Diplomacy isn’t the first thing you think of when it comes to running a wine cellar. But for former South African envoy, Greg De’eb, it’s everything. From his initial lobbying of government officials for storage space to his daily dealings with stakeholders, savoir-faire has long been an integral part of his role at Crown Wine Cellars. The general manager of Asia’s largest cellar chats with Rick Gangwani.
How did you get involved in the wine storage business?
I was the acting head of mission here for the South African consulate, but was looking for a way to move to Hong Kong permanently. In June of 2000, I attended a talk by the TDC [Trade Development Council] about the possibility of Hong Kong becoming the wine-trading hub of Asia. Everyone in the audience thought it was a stupid idea.
The speakers mentioned that there were a number of old military buildings that could be used for storage, at which point some of the audience actually started laughing and walked out.
There were a couple of available sites that were interesting. One was Victoria Barracks, which the Asia Society took over, and the other was what eventually became our current
site in Shouson Hill.
In August 2003, I was talking to Jim Thompson, owner of [relocation and logistics concern] Crown Worldwide Group. He offered me the opportunity to start up a new division – Crown Wine Cellars – which I then went on to create, develop and run.
What was most challenging about moving into the private sector?
As a diplomat, I was given, let’s say, HK$20 million at the beginning of every year and told that if I didn’t spend it by the 31st of December, I would have my budget cut and be in big trouble.
Then, literally, overnight I arrived in a private business where I was given zero money and told that if I didn’t make HK$20 million by the end of the year, I would be in big trouble. That was probably the greatest challenge.
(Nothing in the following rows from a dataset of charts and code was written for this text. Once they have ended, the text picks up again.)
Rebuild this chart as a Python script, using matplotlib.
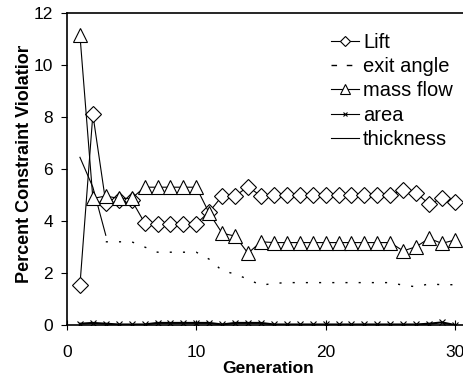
import numpy as np
import matplotlib
matplotlib.use("Agg")
import matplotlib.pyplot as plt
from matplotlib.transforms import Bbox

plt.rcParams['font.family'] = ['Liberation Sans', 'DejaVu Sans']

generation = np.arange(1, 31)
lift = [1.53, 8.1, 4.7, 4.8, 4.8, 3.93, 3.9, 3.9, 3.9, 3.9,
        4.35, 4.96, 4.96, 5.32, 4.96, 5.0, 5.0, 5.0, 5.0, 5.0,
        5.0, 5.0, 5.0, 5.0, 5.0, 5.19, 5.09, 4.65, 4.87, 4.72]
exit_angle = [np.nan, np.nan, 3.2, 3.2, 3.2, 3.0, 2.8, 2.8, 2.8, 2.8,
              2.53, 2.09, 1.96, 1.76, 1.53, 1.6, 1.63, 1.63, 1.63, 1.63,
              1.63, 1.63, 1.63, 1.63, 1.63, 1.53, 1.47, 1.58, 1.55, 1.55]
mass_flow = [11.15, 4.87, 4.96, 4.87, 4.87, 5.3, 5.3, 5.3, 5.3, 5.3,
             4.3, 3.53, 3.42, 2.76, 3.2, 3.17, 3.17, 3.17, 3.17, 3.17,
             3.17, 3.17, 3.17, 3.17, 3.17, 2.85, 3.01, 3.33, 3.14, 3.27]
area = [0.05, 0.08, 0.05, 0.02, 0.02, 0.02, 0.08, 0.08, 0.08, 0.08,
        0.08, 0.02, 0.08, 0.08, 0.08, 0.02, 0.02, 0.02, 0.02, 0.02,
        0.02, 0.02, 0.02, 0.02, 0.02, 0.02, 0.02, 0.05, 0.1, 0.0]
thickness = [6.45, 5.3, 3.45] + [np.nan] * 27

fig = plt.figure(figsize=(4.64, 3.79), dpi=100)
ax = fig.add_axes([67 / 464, 1 - 325 / 379, 31 * 12.93 / 464, 312 / 379])

lw = 0.8
ax.plot(generation, lift, color='black', lw=lw, marker='D', ms=8,
        mfc='white', mec='black', mew=0.8, label='Lift', zorder=3)
ax.plot(generation, exit_angle, color='black', lw=1.0,
        linestyle=(0, (1.5, 8)), label='exit angle')
ax.plot(generation, mass_flow, color='black', lw=lw, marker='^', ms=10,
        mfc='white', mec='black', mew=0.8, label='mass flow', zorder=3)
ax.plot(generation, area, color='black', lw=1.5, marker='x', ms=4,
        mew=0.8, label='area')
ax.plot(generation, thickness, color='black', lw=lw, label='thickness')

ax.set_xlim(0, 31)
ax.set_ylim(0, 12)
ax.set_xticks([0, 10, 20, 30])
ax.set_yticks(range(0, 13, 2))
ax.spines['right'].set_visible(False)
ax.tick_params(axis='y', direction='out', length=4, width=0.8, pad=6,
               labelsize=12.5)
ax.tick_params(axis='x', direction='inout', length=7, width=0.8, pad=11,
               labelsize=12.5)
for s in ax.spines.values():
    s.set_linewidth(1.2)

leg = ax.legend(loc='upper left', bbox_to_anchor=(331 / 464, 1 - 33 / 379),
                bbox_transform=fig.transFigure, frameon=False, fontsize=14.5,
                handlelength=1.4, handletextpad=0.2, labelspacing=0.26,
                borderpad=0, borderaxespad=0, markerscale=0.65)
leg.legend_handles[1].set_dashes([4, 7])
leg.legend_handles[3].set_linewidth(0.8)

fig.text(268 / 464, 1 - 373 / 379, 'Generation', ha='center', va='baseline',
         fontsize=12.5, fontweight='bold')
ylab = fig.text(25 / 464, 1 - 283 / 379, 'Percent Constraint Violation',
                ha='center', va='bottom', rotation=90, fontsize=13,
                fontweight='bold')
ylab.set_clip_box(Bbox([[0, 0], [464, 379 - 46]]))

fig.savefig('out.png', dpi=100)
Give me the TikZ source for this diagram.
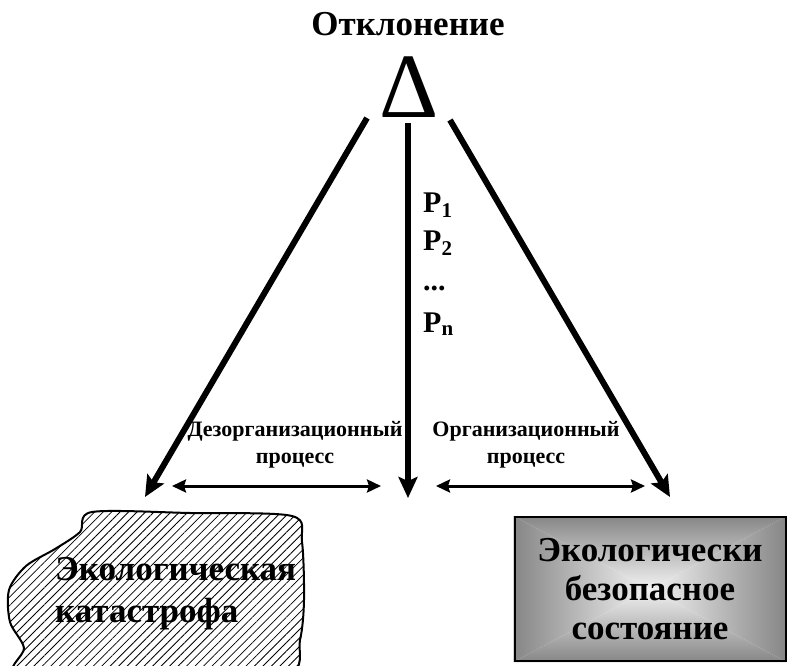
\documentclass[tikz,border=0pt]{standalone}
\usepackage{fontspec}
\setmainfont{Liberation Serif}
\usetikzlibrary{arrows.meta,patterns.meta,positioning,backgrounds}
\tikzstyle{bigarrow} = [line width=6pt,-{Stealth[length=21pt,width=19pt,inset=4pt]}]
\tikzstyle{twoarrow} = [line width=3pt,{Stealth[length=14pt,width=13pt,inset=2pt]}-{Stealth[length=14pt,width=13pt,inset=2pt]}]
\tikzstyle{heading}  = [font=\bfseries\fontsize{35}{35}\selectfont, inner sep=0pt]
\tikzstyle{proctext} = [font=\bfseries\fontsize{22}{27}\selectfont, align=center, inner sep=0pt]
\tikzstyle{ptext}    = [font=\bfseries\fontsize{30}{30}\selectfont, anchor=base west, inner sep=0pt]
\tikzstyle{bigtext}  = [font=\bfseries\fontsize{35}{39}\selectfont, inner sep=0pt]

\begin{document}
\begin{tikzpicture}[x=1pt,y=-1pt,
			safebox/.style={
					draw, line width=2pt,
					minimum width=271pt, minimum height=144pt,
					align=center
				}
		]
		\useasboundingbox (0,0) rectangle (793,666);
		% top: deviation
		\node[heading, anchor=base] (title) at (408,36) {Отклонение};
		\node[font=\fontsize{92}{92}\selectfont, anchor=base, inner sep=0pt] (dev) at (409,118) {Δ};
		% factors
		\node[ptext] (p1) at (423,212) {P\textsubscript{1}};
		\node[ptext] (p2) at (423,250) {P\textsubscript{2}};
		\node[ptext] (pdots) at (423,290) {...};
		\node[ptext] (pn) at (423,332) {P\textsubscript{n}};
		% processes
		\node[proctext] (disorg) at (295,445) {Дезорганизационный\\процесс};
		\node[proctext] (org) at (526,445) {Организационный\\процесс};
		% ecological catastrophe
		\begin{scope}
			\clip (0,0) rectangle (793,666);
			\draw[line width=2pt, pattern={Lines[angle=45,distance=6pt,line width=0.8pt]}]
				plot[smooth cycle, tension=0.5] coordinates {
						(92,512) (190,513) (292,516) (302,542) (304,600) (300,640)
						(286,675) (150,676) (18,676) (24,648) (10,622) (9,590)
						(26,566) (55,549) (80,532)};
		\end{scope}
		\node[bigtext, anchor=base west] (bad1) at (55,580) {Экологическая};
		\node[bigtext, anchor=base west] (bad2) at (55,622) {катастрофа};
		% ecologically safe state
		\node[safebox, bigtext] (safe) at (650,589) {Экологически\\безопасное\\состояние};
		\begin{scope}[on background layer]
			\shade[top color=gray!95, bottom color=gray!10] (safe.north west) -- (safe.north east) -- (safe.center) -- cycle;
			\shade[bottom color=gray!95, top color=gray!10] (safe.south west) -- (safe.south east) -- (safe.center) -- cycle;
			\shade[left color=gray!95, right color=gray!10] (safe.north west) -- (safe.south west) -- (safe.center) -- cycle;
			\shade[right color=gray!95, left color=gray!10] (safe.north east) -- (safe.south east) -- (safe.center) -- cycle;
		\end{scope}
		% arrows
		\coordinate (devL) at (367,118);
		\coordinate (devM) at (408,123);
		\coordinate (devR) at (450,120);
		\coordinate (endL) at (145,497);
		\coordinate (endM) at (408,498);
		\coordinate (endR) at (670,497);
		\draw[bigarrow] (devL) -- (endL);
		\draw[bigarrow] (devM) -- (endM);
		\draw[bigarrow] (devR) -- (endR);
		\coordinate (dl1) at (172,486);
		\coordinate (dl2) at (381,486);
		\coordinate (dr1) at (436,486);
		\coordinate (dr2) at (645,486);
		\draw[twoarrow] (dl1) -- (dl2);
		\draw[twoarrow] (dr1) -- (dr2);
	\end{tikzpicture}
\end{document}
What does your day-to-day job involve?
My day-to-day work predominantly involves logistics work. We handle the biggest single collection of rare and fine wines in Asia, valued at more than a billion Hong Kong dollars. As general manager, I’m responsible for overseeing these assets, while also managing my staff and tending to the needs of my clients.
How would you describe your management style?
I’m very much an old-fashioned boss. I tend to have a really close relationship with all of my clients and tend to know a lot of what goes on in the company from day to day. I never want to hide behind a position or title.
Every one of my staff members needs to have open-door access to me. Equally, every one of my clients has the same access.
How do you deal with uncertainty?
With heart, energy and commitment. The moment you start dealing with your company as a mere entity is the moment you’ve lost the plot.
Every one of my staff members means a hell of a lot to me. You need to have an investment in your staff, emotionally and otherwise. If you do this, they’ll support you when the chips are down. At the same time, you can also turn to your clients, with whom you need to invest an equal amount of time and personality. At the end, you work together with your staff and clients to create something bigger than the uncertainty around you.
What areas do you struggle with?
I’m not big on red tape, but I understand that it has to exist. I find that many rules and regulations are designed by people who enjoy rules and regulations and they tend to apply them to a vast majority of the workforce who don’t actually require or benefit from them.
Do you focus much on strategy?
Not really. The reason we survive is because of the personal relationship we have with our clients. I’m not going to go out and conduct research and what-not. What I am going to do, however, is spend time communicating with my clients and asking them how we can improve.
Where does this focus on communication come from?
Probably from my time in the diplomatic corps. It becomes an intrinsic part of you.
What advice do you have for those new to management?
Look back to the bosses from 50 years ago, the kind who genuinely lived the life of the people they worked with, who knew the names of their employees’ spouses and children, and who personally did all the hiring themselves.
I know it sounds clichéd, but you need to build up a family of people that genuinely cares about each other. Once you have that core element in place, no matter what financial difficulties your company goes through, no matter what economic uncertainties you face, they will band together and work as a family to get through it. Look after your people.